I switched my son to a floor bed at 18 months, and honestly, it changed everything. No more crying for us to come get him in the morning. He wakes up, looks at books quietly, then comes finds us when ready. That independence at such a young age amazes visitors.
The kitchen offers countless opportunities. Create a small station where your toddler accesses healthy snacks independently. Use a step stool so they reach the counter and sink. Provide real dishes—yes, they might break occasionally, but children learn to handle fragile objects carefully when trusted with them.
Keep a child-sized pitcher and cup accessible for self-service drinking. My daughter started pouring her own water at two. Did spills happen? Absolutely. We kept a small cloth nearby for cleanup. By three, she poured perfectly.
Involve children in meal preparation. Even very young children wash vegetables, tear lettuce, or stir ingredients. My four-year-old grandson now helps his mom make pancakes every Saturday. She measures, he pours and mixes. He beams with pride serving “his” pancakes to the family.
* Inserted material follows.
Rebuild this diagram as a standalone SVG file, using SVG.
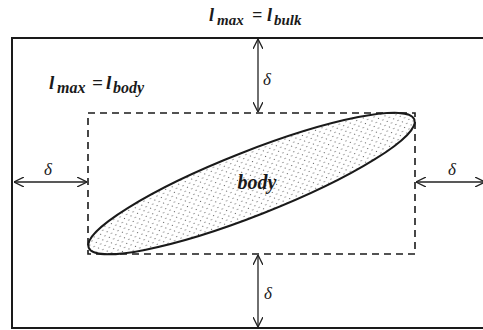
<svg xmlns="http://www.w3.org/2000/svg" width="483" height="330" viewBox="0 0 483 330">
<style>
.lbl{font-family:"Liberation Serif","Times New Roman",serif;font-style:italic;font-weight:bold;fill:#1a1a1a}
.dl{font-family:"Liberation Serif","Times New Roman",serif;font-style:italic;font-size:17px;fill:#1a1a1a}
.arr{stroke:#222;stroke-width:1.3;fill:none;marker-start:url(#ah);marker-end:url(#ah)}
</style>
<defs>
<marker id="ah" viewBox="0 0 10 10" refX="10" refY="5" markerWidth="10" markerHeight="10" markerUnits="userSpaceOnUse" orient="auto-start-reverse">
<path d="M0,0 L10,5 L0,10" fill="none" stroke="#222" stroke-width="1.3"/>
</marker>
<pattern id="dots" patternUnits="userSpaceOnUse" width="7" height="6">
<circle cx="1.5" cy="1.5" r="0.6" fill="#444"/>
<circle cx="5" cy="4.5" r="0.6" fill="#444"/>
</pattern>
</defs>
<rect width="483" height="330" fill="#fff"/>
<g id="bulk">
<path d="M490,38 L12,38 L12,328 L490,328" fill="none" stroke="#1a1a1a" stroke-width="2"/>
<text class="lbl" font-size="18" y="21"><tspan x="209">l</tspan><tspan font-size="15" x="217" y="25">max</tspan><tspan x="252" y="21">=</tspan><tspan x="267">l</tspan><tspan font-size="15" x="274" y="25">bulk</tspan></text>
</g>
<g id="bounding-box">
<rect x="88" y="113" width="327" height="141" fill="none" stroke="#1a1a1a" stroke-width="1.6" stroke-dasharray="7,5"/>
<text class="lbl" font-size="19" y="89"><tspan x="49">l</tspan><tspan font-size="16" x="57" y="93">max</tspan><tspan x="92" y="89">=</tspan><tspan x="106">l</tspan><tspan font-size="16" x="113" y="93">body</tspan></text>
</g>
<g id="body">
<ellipse cx="251.5" cy="183.5" rx="175" ry="32" transform="rotate(-21.5 251.5 183.5)" fill="url(#dots)" stroke="#1a1a1a" stroke-width="2"/>
<text class="lbl" font-size="20" x="257" y="189" text-anchor="middle">body</text>
</g>
<g id="connectors">
<line class="arr" x1="258" y1="39" x2="258" y2="112"/>
<line class="arr" x1="258" y1="255" x2="258" y2="327"/>
<line class="arr" x1="14" y1="182" x2="87" y2="182"/>
<line class="arr" x1="416" y1="182" x2="485" y2="182"/>
</g>
<g id="labels">
<text class="dl" x="263" y="85">δ</text>
<text class="dl" x="44" y="175">δ</text>
<text class="dl" x="448" y="175">δ</text>
<text class="dl" x="264" y="299">δ</text>
</g>
</svg>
Bathroom modifications take minutes. Position a sturdy step stool at the sink. Place toothbrushes and hairbrushes within reach. Use small washcloths your child can manage easily. Install low hooks for towels. Done. These changes transform the bathroom from a place where adults do everything to a place where children participate in their own care.
Living areas should include child-friendly spaces alongside adult furniture. Create a cozy reading corner with floor cushions and a small basket of books. Use low, open shelving for toys instead of large toy boxes where everything gets jumbled. Display just a few toys at once rather than overwhelming your child with dozens of choices.
The Magic of Toy Rotation
American children often have rooms overflowing with toys. Montessori suggests the opposite. Select eight to twelve items for display on shelves. Store the rest out of sight. Every few weeks, switch out a few toys.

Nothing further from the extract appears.